Eason JordanNearly as intriguing as the (liberal academia) Ward Churchill debacle, this Eason Jordan (liberal news media) debacle is one of those stories you’ll wish you’d been staying abreast of. 

Just yesterday I blogged about Eason Jordan (also here), head of liberal media news channel CNN (which is in second place to Fox News Channel, now available in Canada through Rogers, Shaw, Cogeco and Star*Choice). 

Jordan had done what liberals do all the time—planted a seed into the brains of barely listening people, so that over time the various already-planted seeds germinate and the liberal ideas contained therein becomes more and more plausible; more and more normal-sounding and acceptable.  And often, as with this example, the willing liberal media run with the germ of a (non) story—the facts be damned—simply because some big liberal media twit said it lending some bizarre sense of creditability to the baloney non-story.

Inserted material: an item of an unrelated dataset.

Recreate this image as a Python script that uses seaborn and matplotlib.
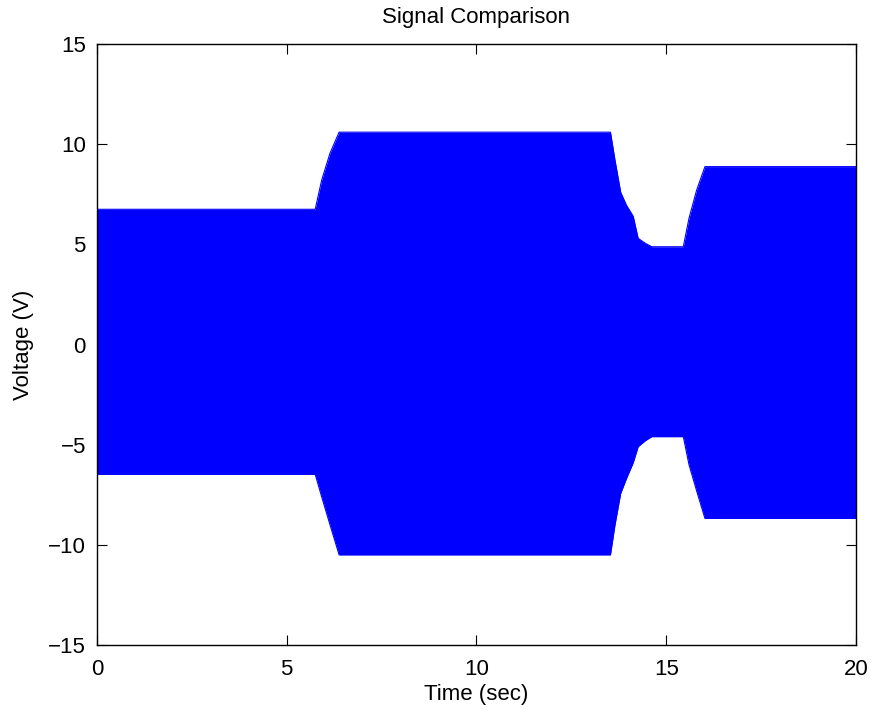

Now he has quit!  Apparently the blogosphere and modern media have won another one for the Gipper.

NEW YORK – CNN chief news executive Eason Jordan quit Friday amidst a furor over remarks he made in Switzerland last month about journalists killed by the U.S. military in Iraq.

Jordan said he was quitting to avoid CNN being “unfairly tarnished” by the controversy.

During a panel discussion at the World Economic Forum last month, Jordan said he believed that several journalists who were killed by coalition forces in Iraq had been targeted.

He quickly backed off the remarks, explaining that he meant to distinguish between journalists killed because they were in the wrong place where a bomb fell, for example, and those killed because they were shot at by American forces who mistook them for the enemy.

“I never meant to imply U.S. forces acted with ill intent when U.S. forces accidentally killed journalists, and I apologize to anyone who thought I said or believed otherwise,” Jordan said in a memo to fellow staff members at CNN.

But the damage had been done, compounded by the fact that no transcript of his actual remarks has turned up. There was an online petition calling on CNN to find a transcript, and fire Jordan if he said the military had intentionally killed journalists.